It cannot be gainsaid that the country's tax regulator, the National Board of Revenue (NBR), is confronted with massive structural, administrative and macroeconomic bottlenecks stymieing its efforts to meet revenue target of over Tk6.0 trillion for the fiscal year 2026-27. Against this backdrop, the new NBR chief is learnt to have specifically identified inaccurate valuation of import containers at the Chattogram Port as a massive source of revenue leakage. By plugging this specific loophole and enforcing strict administrative measures, the NBR can well boost its revenues. Indeed, a combination of systemic, technological and governance vulnerabilities came in the way of the tax regulator's repeated failures to curb revenue leakages at the country's premier port.
The massive loss of revenue stems from several deep-rooted factors. At the top of the list remains widespread trade mis-invoicing. Importers routinely under-invoice high-tariff goods to evade actual tax payment and over-invoice capital machinery to illegally transfer funds out of the country, a practice that costs Bangladesh billions of dollars annually. Obviously, taking advantage of weak port governance, some traders in collusion with a section of corrupt officials have been depriving the national exchequer of revenues since long. Undeniably, manual interventions required at various stages of port processing foster such corrupt practices. In this connection, trade bodies have repeatedly highlighted that removing containers or bypassing proper assessments often requires collusion among syndicates, clearing agents and corrupt officials. This necessarily points to technological deficits in the port processing that need to be narrowed immediately. In truth, the NBR has historically lacked a fully integrated and automated valuation database.
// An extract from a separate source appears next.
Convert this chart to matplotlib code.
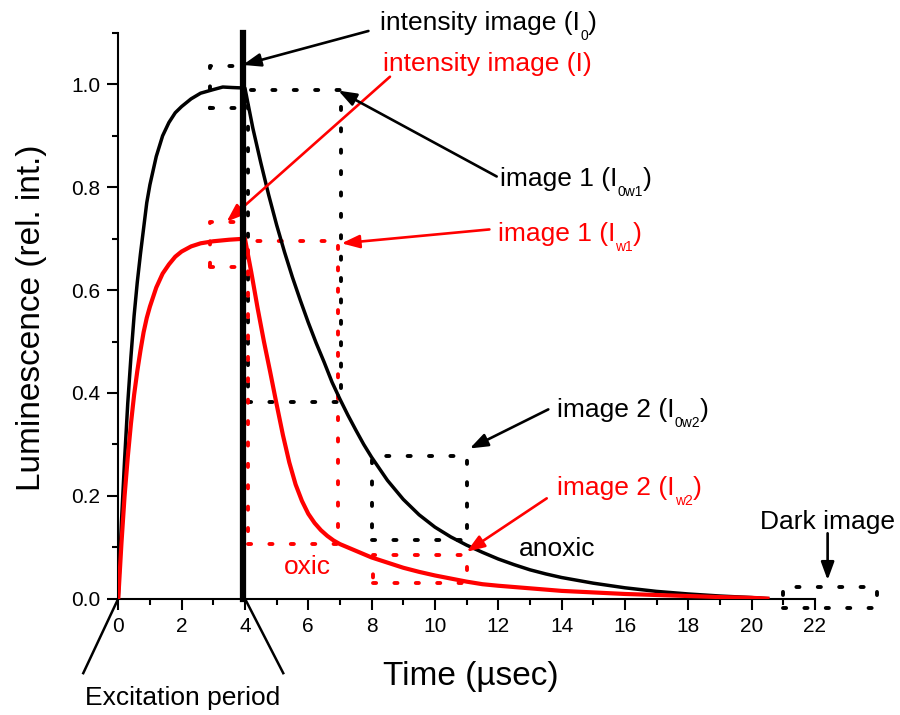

Without real-time, digital cross-referencing of international market prices and automated risk-management system in place, customs officials struggle to detect false declarations or tampered weighbridges. The absence of seamless coordination between the customs, VAT, and income tax wings prevents effective post-clearance audits. Unsurprisingly, evasion goes unnoticed because revenue data are not proactively synchronised across departments to verify the actual commercial value of imported goods. The primary actions should involve checking widespread evasion tactics importers often use to hide the actual value, quantity or premium nature of goods arriving in containers to significantly lower their customs duty bracket. The practice of raw materials imported duty-free under the pretext of export production and illegally diverted directly into the domestic local market (a practice costing the exchequer an estimated Tk 50 billion annually nationwide) has to be stopped. Similarly, the tax authority will have to put a stop to over-invoicing or under-invoicing of goods to illegally siphon capital out of the country. In the circumstances, to enable the tax administration to capture the lost revenues and streamline operations, the NBR chief has laid out a targeted action plan.
That involves ensuring that customs officials cross-verify and apply precise, market-reflective values on all containerised imports upon arrival. At the same time, to ensure compliance, officials will be required to enhance monitoring and auditing of companies that are utilising duty-free import benefits. It would also be worthwhile to note at this point that currently, a large number of tax and customs-related cases are pending in the High Court. So, there is a need to push for fast-tracking resolution of those cases. Such efforts have the potential to instantly unlock substantial tied-up revenue. To succeed in the efforts to meet the revenue target would require shifting the institutional mindset towards smoother clearance and elimination of unnecessary bureaucratic delays in building the country's tax base organically. Meeting the revenue target demands an unprecedented year-on-year revenue growth of nearly 40 per cent to 45 per cent. So, there is no alternative to putting aside internal differences in the tax administration in favour of collective teamwork, increasing operational efficiency and adopting a taxpayer-friendly approach to make the ambitious revenue target achievable.